Le ministre de la Culture le reconnaît volontiers, "Ce n 'est pas rentable, c'est bien clair", mais "c'est important de continuer à investir dans le patrimoine, de renforcer ce travail qu 'on a accompli ces dernières années, c'est une obligation, c'est un travail, une mission permanente". Le ministère de la Culture a d'ailleurs d'autres projets dans ses cartons pour valoriser le patrimoine UNESCO dans le ventre des remparts.
L'engagement du Luxembourg paie
En novembre, l'Unesco a d'ailleurs classé Luxembourg parmi les vingt "champions et leaders" mondiaux des villes historiques. Elle reconnaît ainsi l'exemplarité de la stratégie luxembourgeoise de développement socio-économique dans le respect du patrimoine à valeur universelle exceptionnelle.
Fin juillet déjà, le Comité du patrimoine mondial, avait approuvé sans réserve le rapport périodique sur la gestion de "Luxembourg: vieux quartiers et fortifications" pour la période 2018 à 2023.

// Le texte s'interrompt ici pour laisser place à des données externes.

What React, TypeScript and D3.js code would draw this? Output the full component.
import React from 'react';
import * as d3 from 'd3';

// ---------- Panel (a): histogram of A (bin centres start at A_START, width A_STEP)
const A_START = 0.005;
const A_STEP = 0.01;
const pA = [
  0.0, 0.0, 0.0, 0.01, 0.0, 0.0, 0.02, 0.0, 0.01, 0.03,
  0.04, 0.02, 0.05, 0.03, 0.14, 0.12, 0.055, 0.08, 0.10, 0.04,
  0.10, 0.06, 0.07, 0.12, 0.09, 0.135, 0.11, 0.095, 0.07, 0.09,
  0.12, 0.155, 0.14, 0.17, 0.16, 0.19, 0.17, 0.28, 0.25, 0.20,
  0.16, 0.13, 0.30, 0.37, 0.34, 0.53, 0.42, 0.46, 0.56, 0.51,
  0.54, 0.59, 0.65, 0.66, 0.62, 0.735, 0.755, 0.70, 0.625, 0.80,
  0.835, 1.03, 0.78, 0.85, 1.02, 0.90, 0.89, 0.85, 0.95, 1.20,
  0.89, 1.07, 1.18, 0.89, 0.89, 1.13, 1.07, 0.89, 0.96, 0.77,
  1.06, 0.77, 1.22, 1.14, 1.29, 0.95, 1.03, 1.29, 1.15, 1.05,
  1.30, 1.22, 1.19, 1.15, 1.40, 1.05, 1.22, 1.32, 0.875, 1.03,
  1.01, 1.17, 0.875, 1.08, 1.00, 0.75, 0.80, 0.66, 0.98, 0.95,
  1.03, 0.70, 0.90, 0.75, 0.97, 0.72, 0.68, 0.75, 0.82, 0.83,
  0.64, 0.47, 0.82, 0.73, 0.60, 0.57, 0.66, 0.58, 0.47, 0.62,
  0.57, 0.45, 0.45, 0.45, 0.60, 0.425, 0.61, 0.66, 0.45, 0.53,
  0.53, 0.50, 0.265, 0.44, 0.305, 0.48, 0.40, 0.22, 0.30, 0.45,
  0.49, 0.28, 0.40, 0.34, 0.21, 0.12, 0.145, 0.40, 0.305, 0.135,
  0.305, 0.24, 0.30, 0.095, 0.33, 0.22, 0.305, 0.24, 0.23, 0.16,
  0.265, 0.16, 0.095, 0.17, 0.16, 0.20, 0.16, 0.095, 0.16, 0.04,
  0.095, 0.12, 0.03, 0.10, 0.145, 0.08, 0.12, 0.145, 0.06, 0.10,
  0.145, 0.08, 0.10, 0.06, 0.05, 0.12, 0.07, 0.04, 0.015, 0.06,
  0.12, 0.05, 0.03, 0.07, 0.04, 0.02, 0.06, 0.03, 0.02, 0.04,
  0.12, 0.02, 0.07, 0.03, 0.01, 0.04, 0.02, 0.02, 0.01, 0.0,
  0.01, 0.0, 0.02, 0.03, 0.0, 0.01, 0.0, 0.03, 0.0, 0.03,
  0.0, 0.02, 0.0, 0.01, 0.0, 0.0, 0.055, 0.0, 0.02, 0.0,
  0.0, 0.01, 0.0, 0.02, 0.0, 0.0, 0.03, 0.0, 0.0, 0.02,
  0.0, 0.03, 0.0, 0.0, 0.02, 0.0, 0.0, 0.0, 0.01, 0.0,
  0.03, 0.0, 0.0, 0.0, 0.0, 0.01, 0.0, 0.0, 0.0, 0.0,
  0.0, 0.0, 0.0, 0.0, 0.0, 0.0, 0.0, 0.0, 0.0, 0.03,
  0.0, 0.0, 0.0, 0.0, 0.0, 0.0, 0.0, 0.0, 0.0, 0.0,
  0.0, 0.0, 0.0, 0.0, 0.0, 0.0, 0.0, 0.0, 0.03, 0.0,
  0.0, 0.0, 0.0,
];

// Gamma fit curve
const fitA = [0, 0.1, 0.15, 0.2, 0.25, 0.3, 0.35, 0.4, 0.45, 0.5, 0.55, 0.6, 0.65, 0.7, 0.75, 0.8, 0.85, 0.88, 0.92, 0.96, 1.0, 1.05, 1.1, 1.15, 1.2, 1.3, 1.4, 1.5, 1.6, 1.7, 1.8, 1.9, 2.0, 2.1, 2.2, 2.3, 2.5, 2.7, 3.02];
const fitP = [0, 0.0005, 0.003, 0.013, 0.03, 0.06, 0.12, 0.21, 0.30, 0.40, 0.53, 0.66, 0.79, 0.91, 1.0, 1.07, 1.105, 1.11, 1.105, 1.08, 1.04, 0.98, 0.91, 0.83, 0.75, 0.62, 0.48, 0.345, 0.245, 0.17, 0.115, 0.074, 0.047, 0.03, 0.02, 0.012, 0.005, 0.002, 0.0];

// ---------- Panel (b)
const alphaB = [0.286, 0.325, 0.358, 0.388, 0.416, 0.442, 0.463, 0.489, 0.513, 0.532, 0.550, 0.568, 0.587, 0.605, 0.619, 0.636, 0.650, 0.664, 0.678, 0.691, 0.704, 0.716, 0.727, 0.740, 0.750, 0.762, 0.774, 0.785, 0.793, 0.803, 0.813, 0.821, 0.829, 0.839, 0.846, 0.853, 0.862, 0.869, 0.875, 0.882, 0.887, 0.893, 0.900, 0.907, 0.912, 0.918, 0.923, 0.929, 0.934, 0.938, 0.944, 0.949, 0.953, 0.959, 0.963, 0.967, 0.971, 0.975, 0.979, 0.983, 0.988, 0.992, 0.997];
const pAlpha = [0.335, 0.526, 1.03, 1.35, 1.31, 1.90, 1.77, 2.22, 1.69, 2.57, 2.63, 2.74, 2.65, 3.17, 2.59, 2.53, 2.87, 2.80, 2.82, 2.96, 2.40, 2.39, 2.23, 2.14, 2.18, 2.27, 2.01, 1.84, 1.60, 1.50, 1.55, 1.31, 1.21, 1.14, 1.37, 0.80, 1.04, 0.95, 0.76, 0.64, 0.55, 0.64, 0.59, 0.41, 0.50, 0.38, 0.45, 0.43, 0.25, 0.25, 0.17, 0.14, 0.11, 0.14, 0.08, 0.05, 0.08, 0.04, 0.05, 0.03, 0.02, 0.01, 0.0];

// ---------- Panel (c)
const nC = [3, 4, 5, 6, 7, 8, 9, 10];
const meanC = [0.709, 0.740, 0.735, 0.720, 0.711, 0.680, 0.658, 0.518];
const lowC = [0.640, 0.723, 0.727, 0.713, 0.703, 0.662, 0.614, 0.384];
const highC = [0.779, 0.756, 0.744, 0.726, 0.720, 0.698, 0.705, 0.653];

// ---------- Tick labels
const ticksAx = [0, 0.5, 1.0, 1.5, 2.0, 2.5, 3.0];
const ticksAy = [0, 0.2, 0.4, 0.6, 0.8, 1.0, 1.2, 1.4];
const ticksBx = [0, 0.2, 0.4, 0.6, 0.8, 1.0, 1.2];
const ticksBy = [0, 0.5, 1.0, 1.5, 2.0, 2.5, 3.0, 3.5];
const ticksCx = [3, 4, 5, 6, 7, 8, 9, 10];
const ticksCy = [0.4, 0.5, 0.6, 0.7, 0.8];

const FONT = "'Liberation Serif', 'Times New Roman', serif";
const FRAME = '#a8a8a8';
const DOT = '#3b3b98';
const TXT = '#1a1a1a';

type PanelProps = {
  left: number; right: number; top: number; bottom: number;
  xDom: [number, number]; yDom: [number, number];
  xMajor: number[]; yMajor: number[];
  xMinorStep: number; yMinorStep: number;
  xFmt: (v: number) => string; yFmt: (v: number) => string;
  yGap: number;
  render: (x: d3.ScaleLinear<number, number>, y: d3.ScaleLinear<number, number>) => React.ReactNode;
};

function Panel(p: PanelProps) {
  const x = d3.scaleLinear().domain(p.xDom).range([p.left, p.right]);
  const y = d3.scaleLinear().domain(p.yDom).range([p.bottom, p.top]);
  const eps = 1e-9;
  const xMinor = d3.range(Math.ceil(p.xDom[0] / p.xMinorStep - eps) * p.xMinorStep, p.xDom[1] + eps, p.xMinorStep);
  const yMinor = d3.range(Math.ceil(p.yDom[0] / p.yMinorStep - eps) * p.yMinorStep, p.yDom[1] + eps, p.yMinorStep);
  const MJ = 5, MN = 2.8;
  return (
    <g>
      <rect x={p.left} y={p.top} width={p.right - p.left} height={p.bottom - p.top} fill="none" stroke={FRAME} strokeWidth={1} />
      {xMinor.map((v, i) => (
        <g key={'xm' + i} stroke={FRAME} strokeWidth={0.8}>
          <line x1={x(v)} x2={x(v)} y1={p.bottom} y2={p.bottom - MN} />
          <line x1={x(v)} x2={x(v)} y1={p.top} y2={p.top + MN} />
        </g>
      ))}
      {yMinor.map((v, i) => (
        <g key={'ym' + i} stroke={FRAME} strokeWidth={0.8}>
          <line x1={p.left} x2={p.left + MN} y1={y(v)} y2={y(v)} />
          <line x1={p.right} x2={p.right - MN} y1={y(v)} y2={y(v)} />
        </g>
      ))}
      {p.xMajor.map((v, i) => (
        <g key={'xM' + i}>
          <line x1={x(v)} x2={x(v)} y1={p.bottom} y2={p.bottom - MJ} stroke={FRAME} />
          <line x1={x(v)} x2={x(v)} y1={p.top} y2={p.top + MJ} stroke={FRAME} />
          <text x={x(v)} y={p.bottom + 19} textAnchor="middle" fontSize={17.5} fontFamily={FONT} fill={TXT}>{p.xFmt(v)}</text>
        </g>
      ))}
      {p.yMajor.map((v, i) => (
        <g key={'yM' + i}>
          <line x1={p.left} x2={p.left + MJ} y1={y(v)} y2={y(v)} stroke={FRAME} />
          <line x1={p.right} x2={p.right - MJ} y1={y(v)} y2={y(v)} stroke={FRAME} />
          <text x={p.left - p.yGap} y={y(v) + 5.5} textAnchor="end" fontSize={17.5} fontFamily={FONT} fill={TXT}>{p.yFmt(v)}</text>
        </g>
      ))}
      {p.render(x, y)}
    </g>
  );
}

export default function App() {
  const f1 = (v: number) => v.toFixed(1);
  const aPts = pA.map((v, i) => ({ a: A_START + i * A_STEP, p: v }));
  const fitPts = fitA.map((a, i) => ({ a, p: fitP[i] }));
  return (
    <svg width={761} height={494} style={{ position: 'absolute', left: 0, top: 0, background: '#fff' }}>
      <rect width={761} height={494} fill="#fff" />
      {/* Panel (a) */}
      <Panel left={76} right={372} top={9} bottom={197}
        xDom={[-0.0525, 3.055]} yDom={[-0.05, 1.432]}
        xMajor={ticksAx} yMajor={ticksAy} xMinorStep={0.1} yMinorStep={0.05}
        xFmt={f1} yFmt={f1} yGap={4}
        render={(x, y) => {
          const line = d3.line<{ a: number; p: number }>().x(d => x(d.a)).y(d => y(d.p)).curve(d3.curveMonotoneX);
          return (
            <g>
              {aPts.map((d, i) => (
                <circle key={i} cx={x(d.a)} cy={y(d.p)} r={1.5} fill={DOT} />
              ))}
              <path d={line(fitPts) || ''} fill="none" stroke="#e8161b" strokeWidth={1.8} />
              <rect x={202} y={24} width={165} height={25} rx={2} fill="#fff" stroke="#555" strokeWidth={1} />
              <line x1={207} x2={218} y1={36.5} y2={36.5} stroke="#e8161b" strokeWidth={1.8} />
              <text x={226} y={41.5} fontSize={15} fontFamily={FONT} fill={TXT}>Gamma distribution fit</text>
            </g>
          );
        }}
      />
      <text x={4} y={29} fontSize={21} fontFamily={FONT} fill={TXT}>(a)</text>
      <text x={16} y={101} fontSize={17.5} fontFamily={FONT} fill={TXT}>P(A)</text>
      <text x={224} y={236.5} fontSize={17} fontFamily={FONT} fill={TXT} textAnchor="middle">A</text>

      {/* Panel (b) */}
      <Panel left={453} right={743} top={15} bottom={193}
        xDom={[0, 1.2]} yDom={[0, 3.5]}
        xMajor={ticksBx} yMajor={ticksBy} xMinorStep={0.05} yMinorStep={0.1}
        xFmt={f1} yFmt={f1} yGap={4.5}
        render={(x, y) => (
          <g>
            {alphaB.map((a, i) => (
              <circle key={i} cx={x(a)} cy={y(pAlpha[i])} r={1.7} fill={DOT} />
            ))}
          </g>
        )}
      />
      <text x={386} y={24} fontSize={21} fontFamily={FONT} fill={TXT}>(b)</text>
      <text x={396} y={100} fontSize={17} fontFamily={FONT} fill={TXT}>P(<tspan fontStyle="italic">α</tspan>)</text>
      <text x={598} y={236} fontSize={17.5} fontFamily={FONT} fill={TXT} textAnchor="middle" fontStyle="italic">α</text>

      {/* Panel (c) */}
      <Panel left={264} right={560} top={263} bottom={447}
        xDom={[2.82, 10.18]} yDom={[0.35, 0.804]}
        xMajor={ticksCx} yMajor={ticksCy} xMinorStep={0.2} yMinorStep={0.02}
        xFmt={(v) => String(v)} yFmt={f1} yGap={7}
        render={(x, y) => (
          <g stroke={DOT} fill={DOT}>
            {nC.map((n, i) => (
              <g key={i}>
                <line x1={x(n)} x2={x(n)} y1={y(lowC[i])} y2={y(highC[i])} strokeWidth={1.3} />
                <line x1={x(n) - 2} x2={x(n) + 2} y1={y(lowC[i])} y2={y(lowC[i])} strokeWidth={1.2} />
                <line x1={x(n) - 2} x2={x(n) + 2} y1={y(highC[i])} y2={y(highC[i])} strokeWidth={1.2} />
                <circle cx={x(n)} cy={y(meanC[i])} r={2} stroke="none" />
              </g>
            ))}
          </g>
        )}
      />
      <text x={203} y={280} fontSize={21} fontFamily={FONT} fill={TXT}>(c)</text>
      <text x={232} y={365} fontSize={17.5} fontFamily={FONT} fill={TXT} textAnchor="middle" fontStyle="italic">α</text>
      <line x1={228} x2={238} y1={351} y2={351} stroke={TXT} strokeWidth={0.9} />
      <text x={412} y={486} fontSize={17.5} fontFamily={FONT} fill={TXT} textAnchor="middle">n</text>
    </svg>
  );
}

Un joli "bon point" pour le Luxembourg qui a su se doter d'une législation moderne pour protéger son patrimoine culturel et son environnement, des ressources nécessaires, une gestion du patrimoine mondial incluant la société civile et qui souligne une bonne collaboration entre les nombreux acteurs de l'État et de la Ville de Luxembourg dont la liste est longue.